Records excerpted from a collection
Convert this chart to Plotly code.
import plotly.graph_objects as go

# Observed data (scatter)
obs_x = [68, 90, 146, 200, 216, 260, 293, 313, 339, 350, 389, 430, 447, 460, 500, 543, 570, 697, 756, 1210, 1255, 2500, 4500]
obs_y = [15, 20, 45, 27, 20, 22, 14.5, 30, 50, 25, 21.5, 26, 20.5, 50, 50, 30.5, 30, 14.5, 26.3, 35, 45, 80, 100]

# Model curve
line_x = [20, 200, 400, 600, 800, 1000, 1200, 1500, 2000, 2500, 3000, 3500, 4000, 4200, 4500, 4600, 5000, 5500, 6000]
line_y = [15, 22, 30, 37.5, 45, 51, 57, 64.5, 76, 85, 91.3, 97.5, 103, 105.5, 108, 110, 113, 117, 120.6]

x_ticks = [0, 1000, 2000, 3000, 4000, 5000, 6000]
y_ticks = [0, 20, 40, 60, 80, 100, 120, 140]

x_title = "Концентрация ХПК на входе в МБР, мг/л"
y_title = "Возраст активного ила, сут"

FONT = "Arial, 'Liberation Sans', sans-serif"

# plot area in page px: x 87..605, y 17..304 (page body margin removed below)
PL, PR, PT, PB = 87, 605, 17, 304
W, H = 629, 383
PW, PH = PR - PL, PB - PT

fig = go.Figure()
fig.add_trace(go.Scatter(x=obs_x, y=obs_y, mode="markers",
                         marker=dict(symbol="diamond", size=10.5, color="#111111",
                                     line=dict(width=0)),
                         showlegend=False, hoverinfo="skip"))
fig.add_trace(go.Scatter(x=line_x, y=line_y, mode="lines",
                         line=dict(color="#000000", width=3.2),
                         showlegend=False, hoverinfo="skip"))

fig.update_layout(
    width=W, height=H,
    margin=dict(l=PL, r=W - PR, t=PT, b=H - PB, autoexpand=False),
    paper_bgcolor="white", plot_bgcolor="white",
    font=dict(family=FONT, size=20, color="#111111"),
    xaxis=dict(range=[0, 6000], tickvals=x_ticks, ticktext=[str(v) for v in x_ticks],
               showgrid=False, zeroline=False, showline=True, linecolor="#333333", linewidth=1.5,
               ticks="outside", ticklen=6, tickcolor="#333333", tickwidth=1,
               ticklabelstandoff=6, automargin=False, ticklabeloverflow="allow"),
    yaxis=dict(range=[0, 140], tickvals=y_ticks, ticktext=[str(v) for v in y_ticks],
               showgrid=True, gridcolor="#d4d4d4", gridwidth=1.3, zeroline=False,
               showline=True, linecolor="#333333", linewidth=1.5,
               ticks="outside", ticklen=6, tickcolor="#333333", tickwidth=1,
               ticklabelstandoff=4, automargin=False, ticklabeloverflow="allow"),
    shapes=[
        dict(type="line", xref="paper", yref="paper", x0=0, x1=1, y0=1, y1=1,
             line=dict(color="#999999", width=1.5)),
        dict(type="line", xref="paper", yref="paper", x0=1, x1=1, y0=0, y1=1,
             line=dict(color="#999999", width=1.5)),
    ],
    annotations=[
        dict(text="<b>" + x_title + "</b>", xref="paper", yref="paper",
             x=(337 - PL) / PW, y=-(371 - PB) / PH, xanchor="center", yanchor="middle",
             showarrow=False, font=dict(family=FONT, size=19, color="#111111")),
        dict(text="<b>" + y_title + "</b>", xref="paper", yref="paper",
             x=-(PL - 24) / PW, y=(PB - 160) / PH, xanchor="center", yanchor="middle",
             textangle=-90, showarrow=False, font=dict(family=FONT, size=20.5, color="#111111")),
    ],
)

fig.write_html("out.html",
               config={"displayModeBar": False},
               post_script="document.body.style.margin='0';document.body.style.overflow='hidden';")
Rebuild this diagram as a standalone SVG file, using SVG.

**Exercise requirements:** Transcribe each record exactly. Leave nothing out.

**Response:**
Convert this chart to Plotly code.
import plotly.graph_objects as go

# Observed data (scatter)
obs_x = [68, 90, 146, 200, 216, 260, 293, 313, 339, 350, 389, 430, 447, 460, 500, 543, 570, 697, 756, 1210, 1255, 2500, 4500]
obs_y = [15, 20, 45, 27, 20, 22, 14.5, 30, 50, 25, 21.5, 26, 20.5, 50, 50, 30.5, 30, 14.5, 26.3, 35, 45, 80, 100]

# Model curve
line_x = [20, 200, 400, 600, 800, 1000, 1200, 1500, 2000, 2500, 3000, 3500, 4000, 4200, 4500, 4600, 5000, 5500, 6000]
line_y = [15, 22, 30, 37.5, 45, 51, 57, 64.5, 76, 85, 91.3, 97.5, 103, 105.5, 108, 110, 113, 117, 120.6]

x_ticks = [0, 1000, 2000, 3000, 4000, 5000, 6000]
y_ticks = [0, 20, 40, 60, 80, 100, 120, 140]

x_title = "Концентрация ХПК на входе в МБР, мг/л"
y_title = "Возраст активного ила, сут"

FONT = "Arial, 'Liberation Sans', sans-serif"

# plot area in page px: x 87..605, y 17..304 (page body margin removed below)
PL, PR, PT, PB = 87, 605, 17, 304
W, H = 629, 383
PW, PH = PR - PL, PB - PT

fig = go.Figure()
fig.add_trace(go.Scatter(x=obs_x, y=obs_y, mode="markers",
                         marker=dict(symbol="diamond", size=10.5, color="#111111",
                                     line=dict(width=0)),
                         showlegend=False, hoverinfo="skip"))
fig.add_trace(go.Scatter(x=line_x, y=line_y, mode="lines",
                         line=dict(color="#000000", width=3.2),
                         showlegend=False, hoverinfo="skip"))

fig.update_layout(
    width=W, height=H,
    margin=dict(l=PL, r=W - PR, t=PT, b=H - PB, autoexpand=False),
    paper_bgcolor="white", plot_bgcolor="white",
    font=dict(family=FONT, size=20, color="#111111"),
    xaxis=dict(range=[0, 6000], tickvals=x_ticks, ticktext=[str(v) for v in x_ticks],
               showgrid=False, zeroline=False, showline=True, linecolor="#333333", linewidth=1.5,
               ticks="outside", ticklen=6, tickcolor="#333333", tickwidth=1,
               ticklabelstandoff=6, automargin=False, ticklabeloverflow="allow"),
    yaxis=dict(range=[0, 140], tickvals=y_ticks, ticktext=[str(v) for v in y_ticks],
               showgrid=True, gridcolor="#d4d4d4", gridwidth=1.3, zeroline=False,
               showline=True, linecolor="#333333", linewidth=1.5,
               ticks="outside", ticklen=6, tickcolor="#333333", tickwidth=1,
               ticklabelstandoff=4, automargin=False, ticklabeloverflow="allow"),
    shapes=[
        dict(type="line", xref="paper", yref="paper", x0=0, x1=1, y0=1, y1=1,
             line=dict(color="#999999", width=1.5)),
        dict(type="line", xref="paper", yref="paper", x0=1, x1=1, y0=0, y1=1,
             line=dict(color="#999999", width=1.5)),
    ],
    annotations=[
        dict(text="<b>" + x_title + "</b>", xref="paper", yref="paper",
             x=(337 - PL) / PW, y=-(371 - PB) / PH, xanchor="center", yanchor="middle",
             showarrow=False, font=dict(family=FONT, size=19, color="#111111")),
        dict(text="<b>" + y_title + "</b>", xref="paper", yref="paper",
             x=-(PL - 24) / PW, y=(PB - 160) / PH, xanchor="center", yanchor="middle",
             textangle=-90, showarrow=False, font=dict(family=FONT, size=20.5, color="#111111")),
    ],
)

fig.write_html("out.html",
               config={"displayModeBar": False},
               post_script="document.body.style.margin='0';document.body.style.overflow='hidden';")
Rebuild this diagram as a standalone SVG file, using SVG.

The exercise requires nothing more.